You refer several times to ‘a RF classifier trained on Sentinel-2 optical labels’ which I think is misleading. Would it be more adequately described as a RF classifier trained using labels created with the help of Sentinel-2 data? Or something in that direction.
You stress the relationship between ice off date and depth of the lake. I am aware of the lack of data on lake depth on the required scale, have you considered comparing your results to proxy data sets such as bedfast/floating ice data? It might be an interesting exercise.
I am not very familiar with the ADD approach but my impression would be not to interpret the offset between the RF and ADD approaches necessarily as indicators for errors but rather as expected delays between freezing and thawing onset and an ice free or fully ice covered lake. If I interpreted this incorrectly it would be good to clarify your explanations in the paper regarding this issue.
A workflow diagram would help the reader to better follow the work.
Specific comments:
Section 3.3 is missing
Section 3.4: this is an important aspect of the paper and also features heavily in the discussion section, however the corresponding figures are in the supplement. I think they should be moved. It is difficult to jump back and forth between documents.

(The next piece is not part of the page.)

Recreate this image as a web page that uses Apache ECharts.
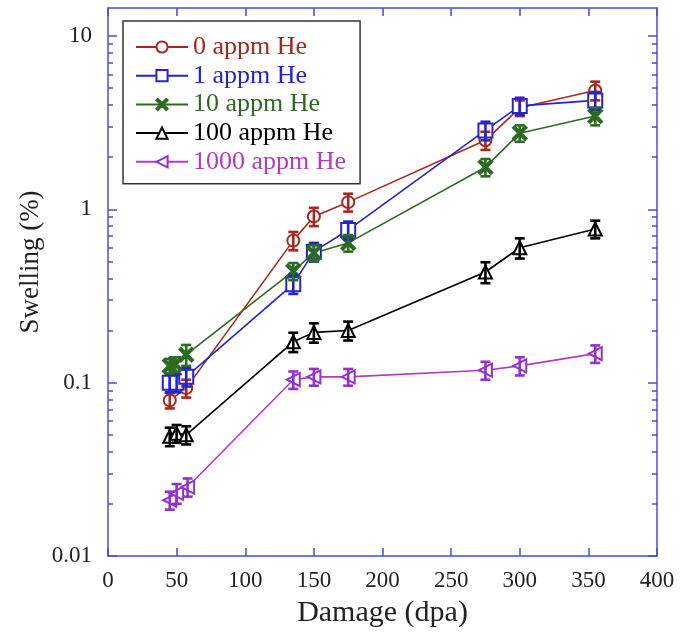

Figure 5 is unnecessarily huge
Line 118: I do not understand what makes this scaling necessary
144: you say you trained the classifier on backscatter from the interior. Are you using mean values? If not you would have much more pixel values for bigger lakes. If you trained it on the interior values, I assume you are also applying it to the interior values only and can not account for gradual ice development or melt.
Line 324: delete ‘y’
325: also give the time for the ascending track for this to be meaningful
329: the snow depths in this region are usually limited, it should not be a big source of uncertainty in your chosen study region.